The White House press secretary dismisses new evidence tying a Giuliani associate to the Ukraine affair.
The White House press secretary, Stephanie Grisham, tried to dismiss the stream of new details emerging about President Trump’s pressure campaign on Ukraine via Lev Parnas, an associate of the president’s personal lawyer, Rudolph W. Giuliani.
“We’re not too concerned about it. Once again, we know that everything in the Senate is going to be fair,” Ms. Grisham told Fox News on Thursday. “It’s unfortunate that he’s now making a media tour out with a lot of the outlets that are against the president. I think that shows exactly what he’s doing.”
Ms. Grisham also criticized the House impeachment proceedings and said the White House expected that Mr. Trump’s formal response to the charges would prove he did nothing wrong.
Mr. Giuliani worked with Mr. Parnas to try to oust the American ambassador to Ukraine. Mr. Parnas is under federal indictment and has been giving interviews to reporters, including cable news, while he is out on bail.
New evidence in the Ukraine pressure campaign looms over the trial.
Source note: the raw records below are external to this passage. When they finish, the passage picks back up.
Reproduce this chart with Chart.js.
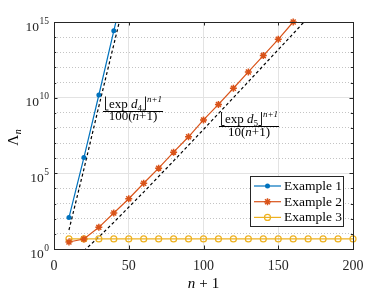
<!DOCTYPE html>
<html>
<head>
<meta charset="utf-8">
<script src="https://cdn.jsdelivr.net/npm/chart.js@4/dist/chart.umd.min.js"></script>
<style>
  html, body { margin: 0; padding: 0; background: #fff; }
  #chart { display: block; }
</style>
</head>
<body>
<canvas id="chart" width="390" height="293"></canvas>
<script>
// values (n+1 on x, Lambda_n on y)
const nExample1 = [10, 20, 30, 40, 50];
const example1 = [1.2e2, 1.1e6, 1.5e10, 2.6e14, 4e18];
const nExample2 = [10, 20, 30, 40, 50, 60, 70, 80, 90, 100, 110, 120, 130, 140, 150, 160];
const example2 = [2.9, 4.6, 27, 240, 2.1e3, 2.2e4, 2.2e5, 2.5e6, 2.6e7, 3.4e8, 3.6e9, 4.2e10, 5e11, 6e12, 7.2e13, 1e15];
const nExample3 = [10, 20, 30, 40, 50, 60, 70, 80, 90, 100, 110, 120, 130, 140, 150, 160, 170, 180, 190, 200];
const example3 = [4.6, 4.6, 4.6, 4.6, 4.6, 4.6, 4.6, 4.6, 4.6, 4.6, 4.6, 4.6, 4.6, 4.6, 4.6, 4.6, 4.6, 4.6, 4.6, 4.6];
const nBound4 = [10, 20, 30, 40, 45];
const bound4 = [18, 1.9e5, 2.7e9, 3.2e13, 3.5e15];
const nBound5 = [20, 30, 40, 60, 80, 100, 120, 140, 160, 170];
const bound5 = [0.76, 6.2, 58, 5.8e3, 6.6e5, 7.9e7, 1e10, 1.3e12, 1.7e14, 2e15];
const xTicks = [0, 50, 100, 150, 200];
const yDecades = [0, 1, 2, 3, 4, 5, 6, 7, 8, 9, 10, 11, 12, 13, 14, 15];
const yLabelDecades = [0, 5, 10, 15];
const seriesNames = ["Example 1", "Example 2", "Example 3"];

const BLUE = "#0072BD", ORANGE = "#D95319", YELLOW = "#EDB120", AXIS = "#262626";
const SERIF = "'Liberation Serif', 'DejaVu Serif', serif";

function pts(xs, ys) {
    return xs.map((x, i) => ({ x: x, y: ys[i] }));
}

function isMajor(ctx) {
    if (!ctx.tick) return true;
    return Math.round(Math.log10(ctx.tick.value)) % 5 === 0;
}

function drawMarker(ctx, style, color, x, y) {
    ctx.save();
    ctx.strokeStyle = color;
    ctx.fillStyle = color;
    if (style === "dot") {
        ctx.beginPath();
        ctx.arc(x, y, 2.5, 0, Math.PI * 2);
        ctx.fill();
    } else if (style === "star") {
        ctx.lineWidth = 1.5;
        ctx.beginPath();
        for (let k = 0; k < 4; k++) {
            const a = k * Math.PI / 4;
            ctx.moveTo(x - 3.5 * Math.cos(a), y - 3.5 * Math.sin(a));
            ctx.lineTo(x + 3.5 * Math.cos(a), y + 3.5 * Math.sin(a));
        }
        ctx.stroke();
    } else {
        ctx.lineWidth = 1.2;
        ctx.beginPath();
        ctx.arc(x, y, 3, 0, Math.PI * 2);
        ctx.stroke();
    }
    ctx.restore();
}

// draws pieces [text, font, dx, dy] left to right, returns width
// "LF" / "RF" are floor brackets drawn as strokes
function drawPieces(ctx, pieces, x, y, measureOnly) {
    let cx = x;
    pieces.forEach(p => {
        const dx = p[2] || 0;
        if (p[0] === "LF" || p[0] === "RF") {
            if (!measureOnly) {
                const bx = p[0] === "LF" ? Math.round(cx + dx + 1) + 0.5 : Math.round(cx + dx + 3) + 0.5;
                const foot = p[0] === "LF" ? 3 : -3;
                ctx.beginPath();
                ctx.lineWidth = 0.9;
                ctx.moveTo(bx, y - 11);
                ctx.lineTo(bx, y + 2.5);
                ctx.lineTo(bx + foot, y + 2.5);
                ctx.stroke();
            }
            cx += 4.5 + dx;
            return;
        }
        ctx.font = p[1];
        if (!measureOnly) ctx.fillText(p[0], cx + dx, y + (p[3] || 0));
        cx += ctx.measureText(p[0]).width + dx;
    });
    return cx - x;
}

function drawFraction(ctx, num, den, cx, barY, numBase, denBase) {
    const wn = drawPieces(ctx, num, 0, 0, true);
    const wd = drawPieces(ctx, den, 0, 0, true);
    drawPieces(ctx, num, cx - wn / 2, numBase, false);
    drawPieces(ctx, den, cx - wd / 2, denBase, false);
    const w = Math.max(wn, wd) + 2;
    ctx.beginPath();
    ctx.lineWidth = 1;
    ctx.moveTo(cx - w / 2, barY + 0.5);
    ctx.lineTo(cx + w / 2, barY + 0.5);
    ctx.stroke();
}

const decorations = {
    id: "decorations",
    afterDraw(chart) {
        const ctx = chart.ctx;
        const area = chart.chartArea;
        const xs = chart.scales.x, ys = chart.scales.y;
        ctx.save();

        // axes box
        ctx.strokeStyle = AXIS;
        ctx.lineWidth = 1;
        ctx.strokeRect(Math.round(area.left) + 0.5, Math.round(area.top) + 0.5,
            Math.round(area.right - area.left), Math.round(area.bottom - area.top));

        // inward tick marks
        ctx.beginPath();
        xTicks.forEach(v => {
            const px = Math.round(xs.getPixelForValue(v)) + 0.5;
            ctx.moveTo(px, area.bottom); ctx.lineTo(px, area.bottom - 3.5);
            ctx.moveTo(px, area.top); ctx.lineTo(px, area.top + 3.5);
        });
        yDecades.forEach(e => {
            const py = Math.round(ys.getPixelForValue(Math.pow(10, e))) + 0.5;
            const len = e % 5 === 0 ? 3.5 : 2.2;
            ctx.moveTo(area.left, py); ctx.lineTo(area.left + len, py);
            ctx.moveTo(area.right, py); ctx.lineTo(area.right - len, py);
        });
        ctx.stroke();

        // y tick labels 10^k
        ctx.fillStyle = AXIS;
        ctx.textAlign = "right";
        ctx.textBaseline = "alphabetic";
        yLabelDecades.forEach(e => {
            const py = ys.getPixelForValue(Math.pow(10, e));
            ctx.font = "9.5px " + SERIF;
            const sw = ctx.measureText(String(e)).width;
            ctx.fillText(String(e), area.left - 5, py + 1.5);
            ctx.font = "13.5px " + SERIF;
            ctx.fillText("10", area.left - 5 - sw - 0.5, py + 8.5);
        });

        // x axis title: n + 1
        ctx.textAlign = "left";
        ctx.fillStyle = "#000";
        const xt = [["n", "italic 15px " + SERIF, 0], ["+", "15px " + SERIF, 4], ["1", "15px " + SERIF, 4]];
        const xw = drawPieces(ctx, xt, 0, 0, true);
        drawPieces(ctx, xt, (area.left + area.right) / 2 - xw / 2, 288, false);

        // y axis title: Lambda_n
        ctx.save();
        ctx.translate(18, 137.5);
        ctx.rotate(-Math.PI / 2);
        const yt = [["\u039B", "15px " + SERIF, 0], ["n", "italic 10px " + SERIF, 0.5, 3]];
        const yw = drawPieces(ctx, yt, 0, 0, true);
        drawPieces(ctx, yt, -yw / 2, 0, false);
        ctx.restore();

        // bound annotations
        ctx.strokeStyle = "#000";
        const f13 = "13px " + SERIF, i13 = "italic 13px " + SERIF;
        const i9 = "italic 9px " + SERIF, f9 = "9px " + SERIF;
        drawFraction(ctx,
            [["LF", f13], ["exp ", f13, 0.5], ["d", i13], ["4", f9, 0, 3], ["RF", f13], ["n+1", i9, 0.5, -6]],
            [["100(", f13], ["n", i13], ["+1)", f13]],
            133, 111, 107.5, 120);
        drawFraction(ctx,
            [["LF", f13], ["exp ", f13, 0.5], ["d", i13], ["5", f9, 0, 3], ["RF", f13], ["n+1", i9, 0.5, -6]],
            [["10(", f13], ["n", i13], ["+1)", f13]],
            249, 126, 123, 135.5);

        // legend
        const lx = 250.5, ly = 176.5, lw = 93, lh = 50;
        ctx.fillStyle = "#fff";
        ctx.fillRect(lx, ly, lw, lh);
        ctx.strokeStyle = AXIS;
        ctx.lineWidth = 1;
        ctx.strokeRect(lx, ly, lw, lh);
        const colors = [BLUE, ORANGE, YELLOW], styles = ["dot", "star", "circle"];
        seriesNames.forEach((name, i) => {
            const ry = 186 + i * 15.7;
            ctx.strokeStyle = colors[i];
            ctx.lineWidth = 1.2;
            ctx.beginPath();
            ctx.moveTo(254, ry); ctx.lineTo(281, ry);
            ctx.stroke();
            drawMarker(ctx, styles[i], colors[i], 267.5, ry);
            ctx.fillStyle = "#000";
            ctx.font = "13.5px " + SERIF;
            ctx.textAlign = "left";
            ctx.textBaseline = "middle";
            ctx.fillText(name, 284, ry + 0.5);
        });
        ctx.restore();
    }
};

new Chart(document.getElementById("chart"), {
    type: "line",
    data: {
        datasets: [
            {
                label: seriesNames[0], data: pts(nExample1, example1),
                borderColor: BLUE, backgroundColor: BLUE, borderWidth: 1.2,
                pointStyle: "circle", pointRadius: 2.5, pointBorderWidth: 0, clip: 0,
            },
            {
                label: seriesNames[1], data: pts(nExample2, example2),
                borderColor: ORANGE, backgroundColor: ORANGE, borderWidth: 1.2,
                pointStyle: "star", pointRadius: 3.5, pointBorderWidth: 1.5, clip: false,
            },
            {
                label: seriesNames[2], data: pts(nExample3, example3),
                borderColor: YELLOW, backgroundColor: "rgba(0,0,0,0)", borderWidth: 1.2,
                pointStyle: "circle", pointRadius: 3, pointBorderWidth: 1.2, clip: false,
            },
            {
                label: "bound d4", data: pts(nBound4, bound4),
                borderColor: "#000", borderWidth: 1.2, borderDash: [3, 2.5],
                pointRadius: 0, clip: 0,
            },
            {
                label: "bound d5", data: pts(nBound5, bound5),
                borderColor: "#000", borderWidth: 1.2, borderDash: [3, 2.5],
                pointRadius: 0, clip: 0,
            },
        ],
    },
    options: {
        responsive: false,
        animation: false,
        devicePixelRatio: 1,
        layout: { padding: { top: 22, right: 37, left: 0, bottom: 0 } },
        elements: { line: { tension: 0 } },
        plugins: { legend: { display: false }, tooltip: { enabled: false } },
        scales: {
            x: {
                type: "linear", min: 0, max: 200,
                afterBuildTicks: scale => { scale.ticks = xTicks.map(v => ({ value: v })); },
                afterFit: scale => { scale.height = 44; },
                grid: { color: "#e3e3e3", lineWidth: 1, drawTicks: false },
                border: { display: false },
                ticks: {
                    padding: 9, color: AXIS, maxRotation: 0,
                    font: { family: SERIF, size: 14 },
                },
            },
            y: {
                type: "logarithmic", min: 1, max: 1e15,
                afterBuildTicks: scale => { scale.ticks = yDecades.map(e => ({ value: Math.pow(10, e) })); },
                afterFit: scale => { scale.width = 54; },
                grid: {
                    color: ctx => isMajor(ctx) ? "#e3e3e3" : "#c4c4c4",
                    borderDash: ctx => isMajor(ctx) ? [] : [1, 2],
                    lineWidth: 1, drawTicks: false,
                },
                border: { display: false, dash: ctx => isMajor(ctx) ? [] : [1, 2] },
                ticks: { display: false },
            },
        },
    },
    plugins: [decorations],
});
</script>
</body>
</html>
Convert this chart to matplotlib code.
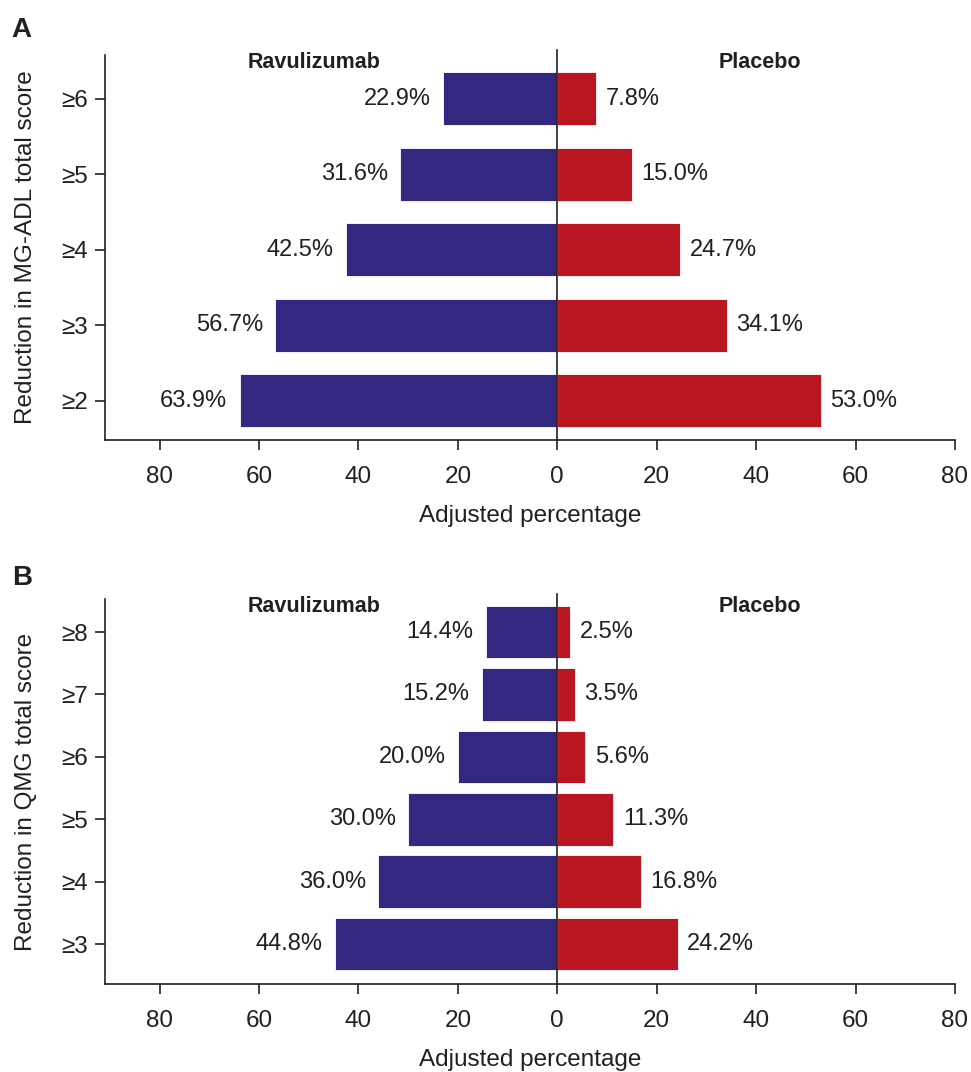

Even as the trial was about to begin, lawmakers on both sides of the Capitol were again wading on Thursday through a trove of newly released text messages, voice mail messages, calendar entries and other records related to a campaign to pressure Ukraine to investigate Mr. Trump’s political rivals.
The evidence, handed over by Lev Parnas, adds significant new detail to the public record about how the pressure campaign undergirding the House impeachment charges played out and who knew about it. On Wednesday, Mr. Parnas also told The New York Times that he believed Mr. Trump knew that he and Rudolph W. Giuliani, the president’s personal lawyer, were working to dig up dirt on his political rivals.
The House managers could try to weaponize pieces of the material once the trial begins, but for now, they hoped the gusher of information would increase pressure on Senate Republicans to agree to call witnesses and collect new evidence during the trial.
It was unclear, though, if Republicans were so moved. One key Republican moderate, Senator Susan Collins of Maine, asked a question Democrats do not want to hear: Does not the Parnas disclosure suggest the House ended its investigation too hastily, leaving too many stones left unturned?
Impeachment proceedings move to the Senate. Here’s a rundown of the day.
History will be made swiftly on Thursday, as the Senate initiates only the third presidential impeachment trial in American history in three hours or less. The events begin at noon, and senators may be on airplanes out of town before business hours are over.
Here is a run-down of the day’s proceedings, based on guidance from Senate officials:
Before the impeachment trial gets underway, the Senate has some big unfinished business to wrap up. Around 11 a.m. Eastern, senators are expected to vote to approve Mr. Trump’s long-sought trade agreement with Canada and Mexico.
At noon, the newly appointed House managers will assemble on their side of the Capitol and process for a second consecutive day to the Senate chamber. This time, they will enter with the intention of exhibiting their articles and being introduced to senators. This entails reading the articles out loud, in full, as all 100 senators sit quietly at their desks listening.
The Senate plans to recess whenever the House managers are done with their presentation. Both parties will retreat to their usual luncheons to discuss strategy for the coming trial.
Chief Justice John G. Roberts Jr. will be escorted into the Senate chamber around 2 p.m. to preside over the trial. Senator Charles E. Grassley of Iowa, the Senate president pro tempore, will swear the chief justice in. His first task is to administer an oath to all senators, who must swear to do “impartial justice.” Senators will respond orally, but they must each sign an oath book to sit in trial.
At some point thereafter, the Senate will issue a summons to Mr. Trump informing him of its trial and demanding he answer to the charges, which will most likely be delivered in writing. They will also assign written trial briefs to the House managers and the president’s legal teams to be submitted next week.
With that, the Senate will recess the trial until Tuesday, Jan. 21, to give lawmakers one last long weekend break.